Amerada Hess continued to operate much of the field until January 1999, at which time they sold it to Sheridan Energy, Inc. Sheridan only held the field for part of the year, selling it to Calpine Natural Gas Co. (now Calpine Corporation) in October 1999. When Calpine filed for bankruptcy in 2005, Rosetta Resources Inc. formed for the purpose of acquiring the oil and gas resources of Calpine; they took over operation in July 2005, and continue to run the field as of 2010.

Occasional conflicts have occurred over land use in the field. While developers of the 3,000-home Trilogy retirement community north of Rio Vista owned surface rights to the land they intended to use for the planned community, Amerada Hess retained mineral rights, and their successor Calpine desired to drill new gas wells in the same region. As of 2010, only one active well ("Marks No. 7") is adjacent to the community – northeast of State Route 12 at the corner of Church Road and Marks Road.

Because the largely depleted field contains one of the biggest potential underground gas storage reservoirs in the region – 3.6 e12cuft of gas filled a lot of pore space in the source rocks – the field was part of a regional study done by the California Geological Survey to assess the potential value of the area for carbon sequestration.
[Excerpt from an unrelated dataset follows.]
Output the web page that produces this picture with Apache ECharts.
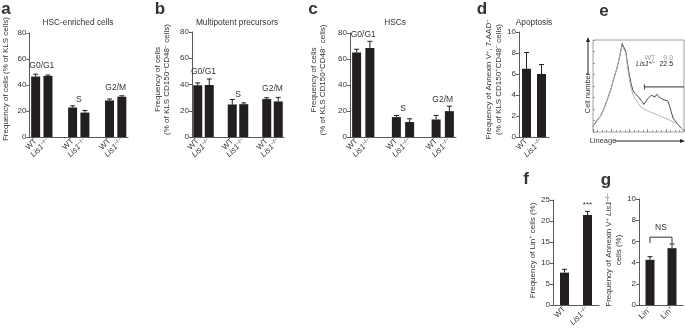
<!DOCTYPE html>
<html>
<head>
<meta charset="utf-8">
<script src="https://cdn.jsdelivr.net/npm/echarts@6/dist/echarts.min.js"></script>
<style>
html, body { margin: 0; padding: 0; background: #fff; }
#main { width: 685px; height: 331px; }
</style>
</head>
<body>
<div id="main"></div>
<script>
// cell-cycle panels (a, b, c): WT / Lis1 pairs for G0/G1, S, G2/M
var phaseCats = ['WT', 'Lis1', '', 'WT', 'Lis1', '', 'WT', 'Lis1'];
var phaseNames = ['G0/G1', 'S', 'G2/M'];
var phaseStart = [0, 3, 6];

var hscEnrichedVals = [46.5, 47.0, null, 22.7, 18.8, null, 28.1, 31.0];
var hscEnrichedErr = [1.8, 0.7, null, 1.3, 1.6, null, 1.1, 0.7];
var hscEnrichedLabelY = [54.6, 29, 37.7];

var mppVals = [39.4, 39.6, null, 24.8, 25.0, null, 28.9, 27.1];
var mppErr = [1.8, 4.6, null, 3.8, 1.0, null, 1.0, 3.1];
var mppLabelY = [49.5, 32.6, 36.5];

var hscVals = [65.0, 68.5, null, 15.3, 11.5, null, 13.5, 19.9];
var hscErr = [2.5, 5.1, null, 1.3, 2.5, null, 3.1, 3.8];
var hscLabelY = [79, 22, 29];

// d, f, g
var genoCats = ['WT', 'Lis1'];
var apoptosisVals = [6.5, 6.0];
var apoptosisErr = [1.55, 0.9];

var linPosVals = [7.7, 21.4];
var linPosErr = [0.8, 0.9];

var linCats = ['Lin-', 'Lin+'];
var annexinVals = [4.26, 5.36];
var annexinErr = [0.3, 0.4];

// e: lineage histogram (x = lineage, % of range; y = cell number, % of max)
var histX = [0, 2, 4, 6, 8, 10, 12, 14, 16, 18, 20, 22, 24, 26, 28, 30, 32, 34, 36, 38, 40,
  42, 44, 46, 48, 50, 52, 54, 56, 58, 60, 62, 64, 66, 68, 70, 72, 74, 76, 78, 80,
  82, 84, 86, 88, 90, 92, 94, 96, 98, 100];
var histLis1 = [6, 8, 12, 13, 17, 21, 25, 31, 36, 42, 48, 55, 62, 68, 76, 85, 96, 97, 88, 74, 62,
  52, 45, 42, 40, 38, 36, 33, 30, 32, 36, 38, 40, 41, 38, 41, 40, 37, 39, 35, 33,
  34, 29, 22, 15, 14, 10, 7, 6, 3, 1];
var histWT = [6, 8, 11, 14, 17, 20, 25, 30, 36, 41, 47, 55, 61, 69, 77, 86, 94, 96, 86, 70, 57,
  47, 41, 37, 34, 31, 28, 26, 25, 24, 23, 22, 21, 21, 20, 19, 18, 17, 16, 15, 15,
  14, 13, 12, 11, 10, 9, 8, 6, 3, 1];
var gateNames = ['WT', 'Lis1'];
var gateValues = ['9.0', '22.5'];

var font = 'Liberation Sans, Arial, sans-serif';
var ink = '#333333';
var barInk = '#231f20';
var axisInk = '#5a5a5a';
var fs = 8;

var rich = {
  i: { fontStyle: 'italic', fontSize: fs, lineHeight: 9.5, fontFamily: font, color: ink },
  s: { fontSize: 5.5, lineHeight: 5.5, verticalAlign: 'top', fontFamily: font, color: ink }
};

function catLabel(v) {
  if (v === 'Lis1') return '{i|Lis1}{s|−/−}';
  if (v === 'Lin-') return 'Lin{s|−}';
  if (v === 'Lin+') return 'Lin{s|+}';
  return v;
}

var grids = [
  { left: 29, top: 33, width: 99, height: 104 },   // a
  { left: 192, top: 32, width: 92, height: 105 },  // b
  { left: 350, top: 33, width: 106, height: 104 }, // c
  { left: 519, top: 32, width: 30, height: 105 },  // d
  { left: 593, top: 40, width: 91, height: 92, show: true, borderColor: '#a0a0a0', borderWidth: 1 }, // e
  { left: 553, top: 200, width: 46, height: 105 }, // f
  { left: 639, top: 199, width: 44, height: 106 }  // g
];

function catAxis(gi, cats) {
  return {
    type: 'category', gridIndex: gi, data: cats,
    axisLine: { lineStyle: { color: axisInk, width: 1 } },
    axisTick: { show: false },
    axisLabel: { rotate: 45, margin: 3, interval: 0, fontSize: fs, lineHeight: 9.5, color: ink,
      fontFamily: font, formatter: catLabel, rich: rich }
  };
}

function valAxis(gi, max, interval, name, gap, lift) {
  return {
    type: 'value', gridIndex: gi, min: 0, max: max, interval: interval,
    axisLine: { show: true, lineStyle: { color: axisInk, width: 1 } },
    axisTick: { show: true, length: 3, lineStyle: { color: axisInk } },
    axisLabel: { fontSize: fs, color: ink, margin: 3, fontFamily: font },
    splitLine: { show: false },
    name: name, nameLocation: 'middle', nameGap: gap, nameRotate: 90,
    nameTextStyle: { fontSize: fs, lineHeight: 9.5, color: ink, fontFamily: font, rich: rich,
      padding: [0, 0, 0, lift || 0] }
  };
}

function barSeries(gi, vals) {
  return { type: 'bar', xAxisIndex: gi, yAxisIndex: gi, data: vals, barWidth: 9,
    itemStyle: { color: barInk }, silent: true };
}

function errSeries(gi, vals, errs) {
  var d = [];
  vals.forEach(function (v, i) { if (v != null) d.push([i, v, v + errs[i]]); });
  return {
    type: 'custom', xAxisIndex: gi, yAxisIndex: gi, data: d, silent: true,
    encode: { x: 0, y: [1, 2] },
    renderItem: function (params, api) {
      var p0 = api.coord([api.value(0), api.value(1)]);
      var p1 = api.coord([api.value(0), api.value(2)]);
      var st = { stroke: barInk, lineWidth: 1 };
      return { type: 'group', children: [
        { type: 'line', shape: { x1: p0[0], y1: p0[1], x2: p1[0], y2: p1[1] }, style: st },
        { type: 'line', shape: { x1: p1[0] - 2.5, y1: p1[1], x2: p1[0] + 2.5, y2: p1[1] }, style: st }
      ] };
    }
  };
}

function phaseLabelSeries(gi, ys) {
  return {
    type: 'custom', xAxisIndex: gi, yAxisIndex: gi, silent: true,
    data: phaseStart.map(function (s, k) { return [s, ys[k], k]; }),
    encode: { x: 0, y: 1 },
    renderItem: function (params, api) {
      var a = api.coord([api.value(0), api.value(1)]);
      var b = api.coord([api.value(0) + 1, api.value(1)]);
      return { type: 'text', x: (a[0] + b[0]) / 2, y: a[1],
        style: { text: phaseNames[api.value(2)], fill: ink, font: '8.5px ' + font,
          align: 'center', verticalAlign: 'middle' } };
    }
  };
}

var xAxes = [
  catAxis(0, phaseCats), catAxis(1, phaseCats), catAxis(2, phaseCats), catAxis(3, genoCats),
  { type: 'value', gridIndex: 4, min: 0, max: 100, interval: 20,
    axisLine: { show: false }, axisLabel: { show: false }, splitLine: { show: false },
    axisTick: { inside: true, length: 3, lineStyle: { color: '#888' } },
    minorTick: { show: true, splitNumber: 4, length: 2, lineStyle: { color: '#999' } } },
  catAxis(5, genoCats), catAxis(6, linCats)
];

var yAxes = [
  valAxis(0, 80, 20, 'Frequency of cells (% of KLS cells)', 19, 12),
  valAxis(1, 80, 20, 'Frequency of cells\n(% of KLS CD150{s|−}CD48{s|−} cells)', 20, 10),
  valAxis(2, 80, 20, 'Frequency of cells\n(% of KLS CD150{s|+}CD48{s|−} cells)', 22, 10),
  valAxis(3, 10, 2, 'Frequency of Annexin V{s|+}, 7-AAD{s|−}\n(% of KLS CD150{s|+}CD48{s|−} cells)', 10, 10),
  { type: 'value', gridIndex: 4, min: 0, max: 100, interval: 12.5,
    axisLine: { show: false }, axisLabel: { show: false }, splitLine: { show: false },
    axisTick: { inside: true, length: 2, lineStyle: { color: '#999' } } },
  valAxis(5, 25, 5, 'Frequency of Lin{s|+} cells (%)', 15, 4),
  valAxis(6, 10, 2, 'Frequency of Annexin V{s|+} {i|Lis1}{s|−/−}\ncells (%)', 14, 4)
];

var series = [
  barSeries(0, hscEnrichedVals), errSeries(0, hscEnrichedVals, hscEnrichedErr), phaseLabelSeries(0, hscEnrichedLabelY),
  barSeries(1, mppVals), errSeries(1, mppVals, mppErr), phaseLabelSeries(1, mppLabelY),
  barSeries(2, hscVals), errSeries(2, hscVals, hscErr), phaseLabelSeries(2, hscLabelY),
  barSeries(3, apoptosisVals), errSeries(3, apoptosisVals, apoptosisErr),
  barSeries(5, linPosVals), errSeries(5, linPosVals, linPosErr),
  barSeries(6, annexinVals), errSeries(6, annexinVals, annexinErr),
  // e histogram
  { type: 'line', xAxisIndex: 4, yAxisIndex: 4, showSymbol: false, silent: true,
    data: histX.map(function (x, i) { return [x, histLis1[i]]; }),
    lineStyle: { color: '#4a4a4a', width: 1 } },
  { type: 'line', xAxisIndex: 4, yAxisIndex: 4, showSymbol: false, silent: true,
    data: histX.map(function (x, i) { return [x, histWT[i]]; }),
    lineStyle: { color: '#b4b4b4', width: 1 } },
  // e gate
  { type: 'custom', xAxisIndex: 4, yAxisIndex: 4, silent: true, data: [[56.5, 100, 49]],
    renderItem: function (params, api) {
      var a = api.coord([api.value(0), api.value(2)]);
      var b = api.coord([api.value(1), api.value(2)]);
      var st = { stroke: '#333', lineWidth: 1 };
      return { type: 'group', children: [
        { type: 'line', shape: { x1: a[0], y1: a[1], x2: b[0], y2: b[1] }, style: st },
        { type: 'line', shape: { x1: a[0], y1: a[1] - 2.5, x2: a[0], y2: a[1] + 2.5 }, style: st }
      ] };
    } },
  // e legend
  { type: 'custom', xAxisIndex: 4, yAxisIndex: 4, silent: true,
    data: [[68.5, 88, 80.4, 0], [68.5, 88, 74, 1]],
    renderItem: function (params, api) {
      var k = api.value(3);
      var c = k === 0 ? '#9a9a9a' : '#2a2a2a';
      var a = api.coord([api.value(0), api.value(2)]);
      var b = api.coord([api.value(1), api.value(2)]);
      var name = k === 0 ? gateNames[0] : '{i|' + gateNames[1] + '}{s|+/−}';
      return { type: 'group', children: [
        { type: 'text', x: a[0], y: a[1], style: { text: name, fill: c, font: '7px ' + font,
          align: 'right', verticalAlign: 'middle',
          rich: { i: { fontStyle: 'italic', fontSize: 7, lineHeight: 8, fill: c, fontFamily: font },
                  s: { fontSize: 4.5, lineHeight: 4.5, verticalAlign: 'top', fill: c, fontFamily: font } } } },
        { type: 'text', x: b[0], y: b[1], style: { text: gateValues[k], fill: c, font: '7px ' + font,
          align: 'right', verticalAlign: 'middle' } }
      ] };
    } },
  // f significance
  { type: 'custom', xAxisIndex: 5, yAxisIndex: 5, silent: true, data: [[1, 23.8]],
    renderItem: function (params, api) {
      var p = api.coord([api.value(0), api.value(1)]);
      return { type: 'text', x: p[0], y: p[1], style: { text: '***', fill: ink, font: fs + 'px ' + font,
        align: 'center', verticalAlign: 'middle' } };
    } },
  // g NS bracket
  { type: 'custom', xAxisIndex: 6, yAxisIndex: 6, silent: true, data: [[0, 1, 6.4, 5.85, 7.25]],
    renderItem: function (params, api) {
      var a = api.coord([api.value(0), api.value(2)]);
      var b = api.coord([api.value(1), api.value(2)]);
      var foot = api.coord([api.value(0), api.value(3)])[1];
      var t = api.coord([api.value(0), api.value(4)])[1];
      return { type: 'group', children: [
        { type: 'polyline', shape: { points: [[a[0], foot], [a[0], a[1]], [b[0], b[1]], [b[0], foot]] },
          style: { stroke: ink, lineWidth: 1, fill: null } },
        { type: 'text', x: (a[0] + b[0]) / 2, y: t, style: { text: 'NS', fill: ink, font: '8.5px ' + font,
          align: 'center', verticalAlign: 'middle' } }
      ] };
    } }
];

function txt(t, x, y, f, extra) {
  var o = { type: 'text', x: x, y: y, silent: true,
    style: { text: t, fill: ink, font: f, align: 'center', verticalAlign: 'middle' } };
  if (extra) for (var k in extra) o[k] = extra[k];
  return o;
}

var letterFont = 'bold 17px ' + font;
var titleFont = '8.3px ' + font;
var graphics = [
  txt('a', 6, 9.5, letterFont), txt('b', 160, 9.5, letterFont), txt('c', 313, 9.5, letterFont),
  txt('d', 482, 9.5, letterFont), txt('e', 604, 11, letterFont), txt('f', 526, 179, letterFont),
  txt('g', 606, 180, letterFont),
  txt('HSC-enriched cells', 78, 23, titleFont), txt('Multipotent precursors', 237, 23, titleFont),
  txt('HSCs', 395, 23, titleFont), txt('Apoptosis', 534, 23, titleFont),
  txt('Cell number', 588, 93, '7.5px ' + font, { rotation: Math.PI / 2 }),
  txt('Lineage', 603, 141, '7.5px ' + font),
  { type: 'polyline', silent: true, shape: { points: [[588, 75], [588, 41]] }, style: { stroke: '#222', lineWidth: 1 } },
  { type: 'polygon', silent: true, shape: { points: [[588, 37], [586, 42], [590, 42]] }, style: { fill: '#222' } },
  { type: 'polyline', silent: true, shape: { points: [[615, 141], [681, 141]] }, style: { stroke: '#222', lineWidth: 1 } },
  { type: 'polygon', silent: true, shape: { points: [[685, 141], [680, 139], [680, 143]] }, style: { fill: '#222' } }
];

var myChart = echarts.init(document.getElementById('main'));
myChart.setOption({
  animation: false,
  textStyle: { fontFamily: font },
  grid: grids,
  xAxis: xAxes,
  yAxis: yAxes,
  series: series,
  graphic: graphics
});
</script>
</body>
</html>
Several gigatons of carbon dioxide could conceivably be pumped into the depleted reservoir, serving three purposes: 1) to offset atmospheric emissions; 2) to assist in natural gas recovery, by increasing reservoir pressure; and 3) to mitigate subsidence of the overlying land, which is slowly collapsing into the vacated space, as is common over depleted petroleum fields.

Gas from the field enters a series of pipelines at six distribution points, with two primary downstream uses: 1) as the supply for Calpine's regional gas-fired power plants, and 2) for storage and distribution via the PG&E network to customers in northern California.